May 14, 2025
CVE Program Faces Shutdown, Cybersecurity Community on Edge

CVE Program Faces Shutdown, Cybersecurity Community on Edge

CVE program shutdown sparks a major crisis in cybersecurity, raising concerns about the future of global threat management. MITRE’s Common Vulnerabilities and Exposures (CVE) program could go dark on April 16, 2025, as its contract with the U.S. Department of Homeland Security (DHS) expires with no confirmed renewal in place.

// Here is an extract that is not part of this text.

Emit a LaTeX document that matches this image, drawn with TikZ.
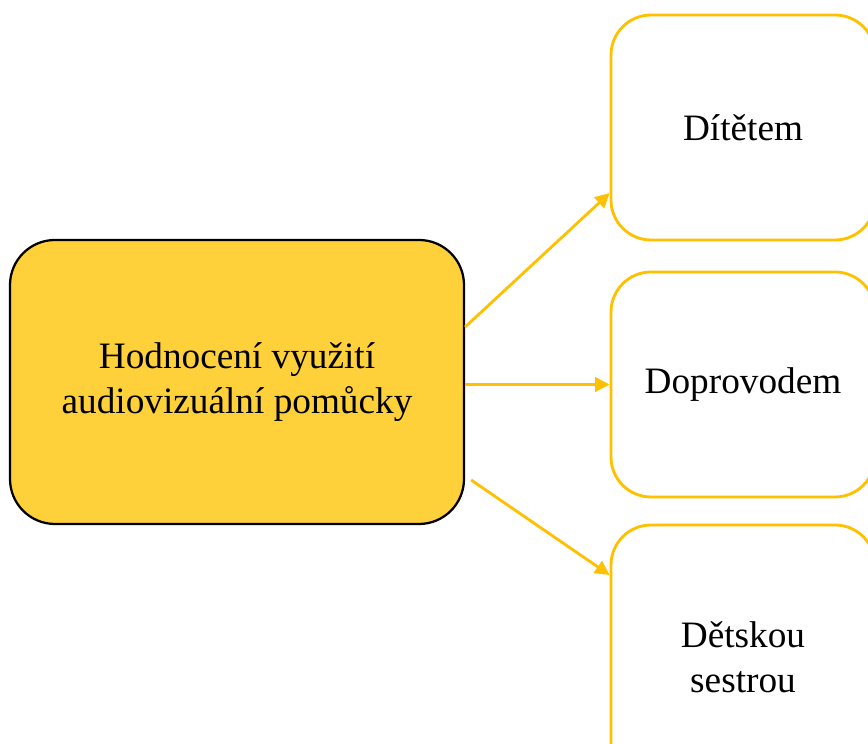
\documentclass[tikz,border=0pt]{standalone}
\usepackage{fontspec}
\setmainfont{Liberation Serif}
\usetikzlibrary{arrows.meta}
\definecolor{gold}{HTML}{FFC000}
\definecolor{sun}{HTML}{FED03A}

\begin{document}
\begin{tikzpicture}[
  every node/.style={align=center,font=\fontsize{26.5}{32}\selectfont},
  mainbox/.style={draw=black,line width=1.6pt,fill=sun,rounded corners=1.125cm,
    minimum width=11.35cm,minimum height=7.1cm},
  leafbox/.style={draw=gold,line width=2pt,fill=white,rounded corners=1cm,
    minimum width=6.6cm,minimum height=5.625cm},
  link/.style={draw=gold,line width=2pt,-{Triangle[length=0.36cm,width=0.36cm]}}
  ]
  \useasboundingbox (0,0) rectangle (21.7,18.6);
  \clip (0,0) rectangle (21.7,18.6);
  \node[mainbox] (hod) at (5.925,9.05) {Hodnocení využití\\audiovizuální pomůcky};
  \node[leafbox] (dit) at (18.575,15.4125) {Dítětem};
  \node[leafbox] (dop) at (18.575,8.9875) {Doprovodem};
  \node[leafbox,minimum height=6.6cm] (ses) at (18.575,2.175) {Dětskou\\sestrou};
  \draw[link] ([yshift=1.375cm]hod.east) -- ([yshift=-1.64cm]dit.west);
  \draw[link] (hod.east |- dop.west) -- (dop.west);
  \draw[link] ([xshift=0.15cm,yshift=-2.45cm]hod.east) -- ([yshift=2.05cm]ses.west);
\end{tikzpicture}
\end{document}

This isn’t a small issue—it’s a major alarm for global cybersecurity. Without the CVE program, security professionals will lose a vital tool used to identify, communicate, and fix software vulnerabilities.

Why CVEs Matter So Much

The CVE program assigns ID numbers to known software flaws. These IDs help cybersecurity teams, software vendors, and governments stay aligned when threats emerge. Tools like patch management software, vulnerability scanners, and threat feeds all depend on CVE data. So do federal agencies like CISA and the Department of Defense.

The related CWE program, which classifies coding errors, also plays a big role. Without funding, both systems could stall.

MITRE’s Contract Expiring—No Backup Plan

MITRE confirmed its DHS contract expires on April 16, 2025. Unless renewed immediately, no new CVEs will be issued, and coordinated vulnerability disclosure could face major setbacks.

“Failure to renew the contract risks significant disruption,” said Jason Soroko, a senior fellow at Sectigo. “This lapse could negatively affect tool vendors, incident response, and critical infrastructure.”

MITRE says historical CVEs will remain on GitHub, but that’s not enough for a functioning cybersecurity defense.

A Fragmented Future Without CVEs

Security professionals are sounding the alarm. Greg Anderson, CEO of DefectDojo, warns of chaos: “Without CVEs, how do we even know we’re talking about the same vulnerability?” He adds that professionals already deal with 40,000+ CVEs per year, and losing this central system could cripple response times.

Imagine a major encryption flaw being discovered. Without a CVE ID, different groups might name it differently, and confusion could delay critical patches.

Urgency for Government Action

MITRE says discussions with DHS are active, but time is running out. Casey Ellis, founder of Bugcrowd, called this a “national security problem in short order.” The CVE system underpins everything from vulnerability management to defense infrastructure protection.

This Is a Wake-Up Call

Regardless of how this situation resolves, it’s a warning: a system this vital can’t be allowed to hang by a thread every year. The CVE program needs stable, long-term funding and a governance model that ensures it never goes offline again.

Cyber threats don’t wait—and we can’t afford to either.